February 18 – Bay of Islands, New Zealand. Because we did not make the stop at Rorotonga, the captain picked up speed and we were able to get to New Zealand ½ day earlier. We docked at the Bay of Islands, a beautiful spot about 2 hours from Auckland. We arranged a tour with MyExcursions.com for 4 people. Our companions were Gloria and Don Bell who we have travelled with many times before. We met our driver/guide about 2:00 PM and first drove to a pretty spot — the historic township of Kerikeri with its Stone Store and Kemp House, the oldest houses in the Bay of Islands. Then we drove to the Waitangi Treaty Grounds, where the treaty was signed between the native Maoris and the British government. It was a beautiful spot on the water. Here we were treated to a lively cultural show put on by the local Maoris. We visited the charming island of Russel, which was quaint and interesting.
February 19 – Auckland. Irene and I decided to take a ferry to the Island of Devenport and spend the day there. It was another charming, delightful village on the water. We walked a lot, had a picnic lunch near the beach, and I got a much needed haircut. Then it was back to the ferry and our ship docked in Auckland harbor.
February 20 – Auckland. We arranged for us and the Bells for a full-day private tour to coastal Clevedon and Auckland City. Our guide/driver picked us up early in the morning and we rode along the waterfront and out to a beautiful suburs with magnificent homes with gorgeous views of the city of Auckland and the water. We then went to Mission Bay and the beaches which reminded us of the Jersey shore. We lunched at a local café in Clevedon. We visited a national park known for its beautiful waterfalls. Our last stop was Mount Eden, one of Auckland’s oldest volcanos and also the highest, affording a great panorama view of the city of Auckland.
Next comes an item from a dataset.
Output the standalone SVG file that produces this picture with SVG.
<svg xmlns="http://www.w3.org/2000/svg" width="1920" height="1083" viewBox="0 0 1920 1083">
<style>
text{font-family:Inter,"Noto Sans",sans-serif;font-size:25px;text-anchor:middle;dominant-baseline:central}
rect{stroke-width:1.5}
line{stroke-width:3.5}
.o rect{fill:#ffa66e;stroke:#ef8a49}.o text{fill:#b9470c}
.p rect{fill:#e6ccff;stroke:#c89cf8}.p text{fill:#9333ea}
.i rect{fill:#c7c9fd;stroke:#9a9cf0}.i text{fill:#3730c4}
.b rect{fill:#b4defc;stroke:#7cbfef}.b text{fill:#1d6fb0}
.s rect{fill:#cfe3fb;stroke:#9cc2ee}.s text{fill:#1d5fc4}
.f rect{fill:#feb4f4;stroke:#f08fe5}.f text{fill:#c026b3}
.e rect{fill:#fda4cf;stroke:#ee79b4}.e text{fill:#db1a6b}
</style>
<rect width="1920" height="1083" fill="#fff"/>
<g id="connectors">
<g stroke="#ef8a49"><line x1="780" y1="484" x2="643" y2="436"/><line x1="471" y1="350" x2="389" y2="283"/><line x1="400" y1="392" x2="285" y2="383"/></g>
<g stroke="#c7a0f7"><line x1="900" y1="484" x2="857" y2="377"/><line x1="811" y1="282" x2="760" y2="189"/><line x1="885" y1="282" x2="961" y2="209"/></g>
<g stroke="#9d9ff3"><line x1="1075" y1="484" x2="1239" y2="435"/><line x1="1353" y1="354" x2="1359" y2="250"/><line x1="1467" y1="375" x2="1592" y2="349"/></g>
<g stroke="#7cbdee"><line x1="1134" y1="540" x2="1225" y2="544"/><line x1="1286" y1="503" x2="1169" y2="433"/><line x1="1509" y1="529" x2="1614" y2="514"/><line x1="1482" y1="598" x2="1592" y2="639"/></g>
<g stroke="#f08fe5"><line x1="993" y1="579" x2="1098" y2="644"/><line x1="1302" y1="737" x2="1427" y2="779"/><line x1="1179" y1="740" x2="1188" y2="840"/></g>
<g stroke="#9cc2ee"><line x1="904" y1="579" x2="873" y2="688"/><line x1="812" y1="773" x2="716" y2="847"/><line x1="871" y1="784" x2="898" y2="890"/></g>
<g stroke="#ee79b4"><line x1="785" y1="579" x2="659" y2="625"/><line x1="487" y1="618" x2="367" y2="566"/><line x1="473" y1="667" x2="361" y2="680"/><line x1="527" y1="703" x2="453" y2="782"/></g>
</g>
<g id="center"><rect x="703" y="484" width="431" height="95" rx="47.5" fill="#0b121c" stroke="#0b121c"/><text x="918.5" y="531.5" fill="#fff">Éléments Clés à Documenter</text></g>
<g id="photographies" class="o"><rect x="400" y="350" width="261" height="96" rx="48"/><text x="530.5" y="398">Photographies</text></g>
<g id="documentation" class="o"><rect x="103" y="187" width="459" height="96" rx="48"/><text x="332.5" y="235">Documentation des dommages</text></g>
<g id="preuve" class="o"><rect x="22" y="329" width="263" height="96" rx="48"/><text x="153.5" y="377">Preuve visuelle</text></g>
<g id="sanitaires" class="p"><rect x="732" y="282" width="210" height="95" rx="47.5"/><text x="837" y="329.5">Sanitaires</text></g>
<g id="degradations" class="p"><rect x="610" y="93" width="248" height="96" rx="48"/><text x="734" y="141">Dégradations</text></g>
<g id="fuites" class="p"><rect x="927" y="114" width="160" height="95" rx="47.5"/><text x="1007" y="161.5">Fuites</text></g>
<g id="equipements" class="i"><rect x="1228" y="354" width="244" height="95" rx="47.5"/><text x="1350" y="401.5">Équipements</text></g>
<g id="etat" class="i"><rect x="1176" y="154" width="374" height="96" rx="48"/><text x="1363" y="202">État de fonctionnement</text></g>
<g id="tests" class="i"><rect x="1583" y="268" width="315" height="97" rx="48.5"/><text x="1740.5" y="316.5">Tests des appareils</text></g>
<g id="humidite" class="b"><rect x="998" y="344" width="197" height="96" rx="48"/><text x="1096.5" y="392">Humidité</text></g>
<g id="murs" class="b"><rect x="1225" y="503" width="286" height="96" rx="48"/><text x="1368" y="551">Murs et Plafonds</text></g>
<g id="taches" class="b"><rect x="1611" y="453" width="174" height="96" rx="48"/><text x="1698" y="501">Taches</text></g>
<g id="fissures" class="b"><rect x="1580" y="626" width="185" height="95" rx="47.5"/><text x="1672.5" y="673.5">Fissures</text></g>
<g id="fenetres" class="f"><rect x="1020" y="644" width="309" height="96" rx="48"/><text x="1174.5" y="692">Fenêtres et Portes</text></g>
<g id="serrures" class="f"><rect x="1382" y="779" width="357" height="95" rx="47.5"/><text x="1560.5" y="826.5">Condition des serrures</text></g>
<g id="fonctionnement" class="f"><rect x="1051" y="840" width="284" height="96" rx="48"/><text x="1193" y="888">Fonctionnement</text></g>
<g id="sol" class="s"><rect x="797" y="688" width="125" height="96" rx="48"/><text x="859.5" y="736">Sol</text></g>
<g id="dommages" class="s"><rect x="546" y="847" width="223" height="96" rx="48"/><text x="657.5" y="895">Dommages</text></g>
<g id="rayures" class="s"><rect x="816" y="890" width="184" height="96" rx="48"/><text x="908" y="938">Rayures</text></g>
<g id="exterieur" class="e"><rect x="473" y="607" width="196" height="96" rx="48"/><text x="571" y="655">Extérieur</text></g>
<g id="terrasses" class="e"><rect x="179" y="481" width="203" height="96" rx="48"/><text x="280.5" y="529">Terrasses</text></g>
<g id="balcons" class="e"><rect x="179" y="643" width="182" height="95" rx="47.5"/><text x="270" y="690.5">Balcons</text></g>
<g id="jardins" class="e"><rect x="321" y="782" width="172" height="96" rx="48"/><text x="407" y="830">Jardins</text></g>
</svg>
February 21 – Auckland. We spent a very leisurely day touring, taking a local bus to the Auckland Museum. A heavy rainstorm interrupted our plans and we headed back to the ship.
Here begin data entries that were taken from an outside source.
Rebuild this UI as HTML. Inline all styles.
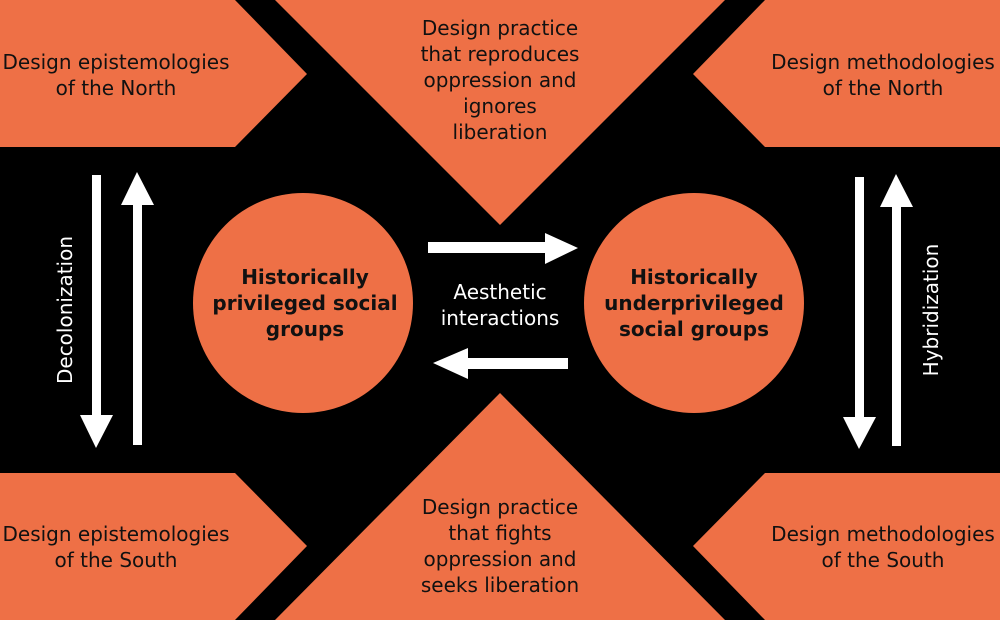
<!DOCTYPE html>
<html><head><meta charset="utf-8"><style>
html,body{margin:0;padding:0;background:#000}
svg{display:block}
text{font-family:"DejaVu Sans","Liberation Sans",sans-serif;font-size:20px}
</style></head><body>
<svg width="1000" height="620" viewBox="0 0 1000 620" xmlns="http://www.w3.org/2000/svg">
<rect width="1000" height="620" fill="#000"/>
<g fill="#EE7046">
<polygon points="0,0 235,0 307,74 235,147 0,147"/>
<polygon points="0,473 235,473 307,546 235,620 0,620"/>
<polygon points="1000,0 765,0 693,74 765,147 1000,147"/>
<polygon points="1000,473 765,473 693,546 765,620 1000,620"/>
<polygon points="275,0 725,0 500,225"/>
<polygon points="275,620 725,620 500,393"/>
<circle cx="303" cy="303" r="110"/>
<circle cx="694" cy="303" r="110"/>
</g>
<g fill="#fff">
<rect x="92" y="175" width="9" height="242"/>
<polygon points="80,415 113,415 96,448"/>
<rect x="133" y="204" width="9" height="241"/>
<polygon points="121,205 154,205 137,172"/>
<rect x="855" y="177" width="9" height="242"/>
<polygon points="843,417 876,417 859,449"/>
<rect x="892" y="205" width="9" height="241"/>
<polygon points="880,207 913,207 896,174"/>
<rect x="428" y="242" width="122" height="11"/>
<polygon points="545,233 578,248 545,264"/>
<rect x="466" y="358" width="102" height="11"/>
<polygon points="468,348 433,363 468,379"/>
</g>
<g fill="#111" text-anchor="middle">
<text x="116" y="69">Design epistemologies</text>
<text x="116" y="95">of the North</text>
<text x="116" y="541">Design epistemologies</text>
<text x="116" y="567">of the South</text>
<text x="883" y="69">Design methodologies</text>
<text x="883" y="95">of the North</text>
<text x="883" y="541">Design methodologies</text>
<text x="883" y="567">of the South</text>
<text x="500" y="35">Design practice</text>
<text x="500" y="61">that reproduces</text>
<text x="500" y="87">oppression and</text>
<text x="500" y="113">ignores</text>
<text x="500" y="139">liberation</text>
<text x="500" y="514">Design practice</text>
<text x="500" y="540">that fights</text>
<text x="500" y="566">oppression and</text>
<text x="500" y="592">seeks liberation</text>
<g font-weight="bold">
<text x="305" y="284">Historically</text>
<text x="305" y="310">privileged social</text>
<text x="305" y="336">groups</text>
<text x="694" y="284">Historically</text>
<text x="694" y="310">underprivileged</text>
<text x="694" y="336">social groups</text>
</g>
</g>
<g fill="#fff" text-anchor="middle">
<text x="500" y="299">Aesthetic</text>
<text x="500" y="325">interactions</text>
<text transform="translate(72,310) rotate(-90)">Decolonization</text>
<text transform="translate(938,310) rotate(-90)">Hybridization</text>
</g>
</svg>
</body></html>
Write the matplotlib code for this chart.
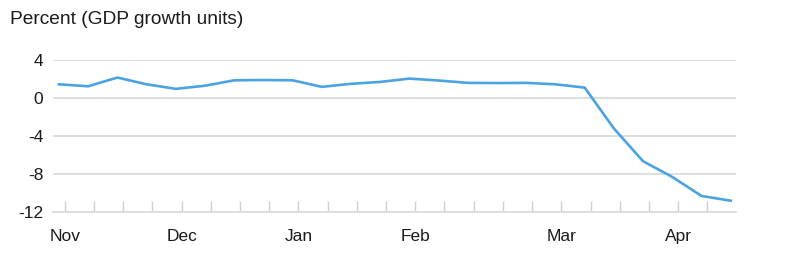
import numpy as np
import matplotlib.pyplot as plt

plt.rcParams['font.family'] = ['Liberation Sans', 'DejaVu Sans']

# weekly values (percent, GDP growth units), Nov through mid-April
semanas = np.arange(24)
valores = [1.45, 1.24, 2.16, 1.45, 0.97, 1.3, 1.87, 1.9, 1.87, 1.18, 1.5, 1.7,
           2.05, 1.85, 1.6, 1.58, 1.6, 1.45, 1.1, -3.2, -6.65, -8.3, -10.3, -10.8]

meses = ['Nov', 'Dec', 'Jan', 'Feb', 'Mar', 'Apr']
pos_meses = [0, 4, 8, 12, 17, 21]
y_ticks = [4, 0, -4, -8, -12]

fig = plt.figure(figsize=(7.86, 2.73), dpi=100)
ax = fig.add_axes([0.0674, 0.223, 0.8686, 0.557])

ax.plot(semanas, valores, color='#4ba3e3', linewidth=1.9, zorder=3)

# ejes
ax.set_ylim(-12, 4)
ax.set_xlim(-0.205, 23.17)
ax.set_yticks(y_ticks)
ax.set_yticklabels([str(v) for v in y_ticks])
ax.grid(axis='y', color='#dcdcdc', linewidth=1.3)
ax.tick_params(axis='y', length=0, pad=7, labelsize=12.5, colors='#1a1a1a')

offset = 0.2
ticks = semanas[:-1] + offset
labels = [''] * len(ticks)
for m, p in zip(meses, pos_meses):
    labels[p] = m
ax.set_xticks(ticks)
ax.set_xticklabels(labels)
ax.tick_params(axis='x', direction='in', length=8, width=1.0, color='#d0d0d0',
               pad=12, labelsize=12.5, labelcolor='#1a1a1a')

for s in ['top', 'right', 'left']:
    ax.spines[s].set_visible(False)
ax.spines['bottom'].set_color('#dcdcdc')
ax.spines['bottom'].set_linewidth(1.3)

fig.text(0.0127, 0.93, 'Percent (GDP growth units)', fontsize=13.8, color='#1a1a1a',
         va='center', ha='left')

plt.savefig('out.png', dpi=100)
February 22 – Tauranga NZ. We knew this was going to be a very long day with a lot of driving, but there were two special sights we wanted to see and we were determined to get there. The first was the Waitomo Caves where we descended into the caves to see the huge caverns formed over many millions of years and made up of soft limestone. Then we boarded a small rowboat to see the flooded caves and the glow worms hanging from the cave roofs like stars in the sky. Quite special. Unfortunately, we were not allowed to take photos inside the caves because the flash would harm the worms.
We bought sandwiches and ate in our van during another long drive to Te Puia, where we walked through the geothermal valley to see the natural geysers that are constantly erupting; lots of bubbling mud pots too. Quite an interesting place, although it started to rain, which put a damper on the walks.
Because the Bells were on the full-world cruise, Crystal arranged a fabulous excursion for all full-world guests to Hobbit Land, where the movie The Lord of The Rings was filmed. The Bells reported back that it was terrific — wonderful food and drinks, a laser show, and people in costumes.
February 24 – Napier NZ. This port surprised me. Downtown Napier was destroyed in an earthquake in the 1930s, and the townspeople decided to rebuild the town in art deco style. It is totally charming and reminded me of Disney World.
February 25 – Wellington NZ. Visiting the capital of New Zealand turned out to be another pleasant surprise. We took a cog railway to the top of the highest hill in Wellington and leisurely walked all the way back to downtown. The magnificent trails wind through botanical gardens displaying all sort of plants, flowers and trees. We saw a cemetery along the way, and, surprisingly, a separate Jewish cemetery as well. We walked past New Zealand’s Parliament and strolled back to the ship.
February 26 – Akaroa and Christchurch NZ. Our guide/driver met the four of us and we set out for the highest point in Akaroa where we had a beautiful view of the harbor and the Crystal Serenity. We passed lots of sheep along the way. We drove to Christchurch, mostly destroyed in an earthquake in 2011. It is slowly being rebuilt. There is a memorial to the 171 people who were killed during the earthquake with 171 empty chairs in a city square. We ate in a rebuilt shopping center — interestingly made up of giant shipping containers. We visited Christchurch’s Botanical Gardens, one of the most beautiful in the world and, fortunately, not damaged during the earthquake.
February 27 – Dunedin NZ. This was another great day. We met our guide/driver who drove us to the Dunedin Railway Station where we boarded a vintage train and journeyed through the scenic mountains. We got off at a tiny town in the middle of nowhere called Pukerangi. We drove through rugged country on our way back to Dunedin for a visit to Larnach Castle, the only castle in New Zealand built by a wealthy industrialist … quite interesting. We thoroughly enjoyed our stroll through the magnificent gardens.
Our last stop before going back to the ship was Baldwin Street, described as the steepest residential street in the world. We took some kooky photos. Our driver tried to race up the hill but gave up and came down panting. It was a wonderful day!
February 28 – at sea. Today we cruised through New Zealand’s Fjordland National Park, through Dusky, Doubtful and Milford Sound. If Easter Island was the number one highlight of the cruise, today had to be a close second. It started out rainy and misty but gradually improved. It’s hard to describe the beauty of the sounds. They’re majestic … gorgeous waterfalls and mountains.
March 1-2 – at sea.
March 3 – Sydney Australia. For us, the journey had come to an end and this was our disembarkation port. What more can I say about the Crystal Serenity? As Bill Miller tells it, it’s “The Rolls Royce of cruise ships.” Who could argue with that!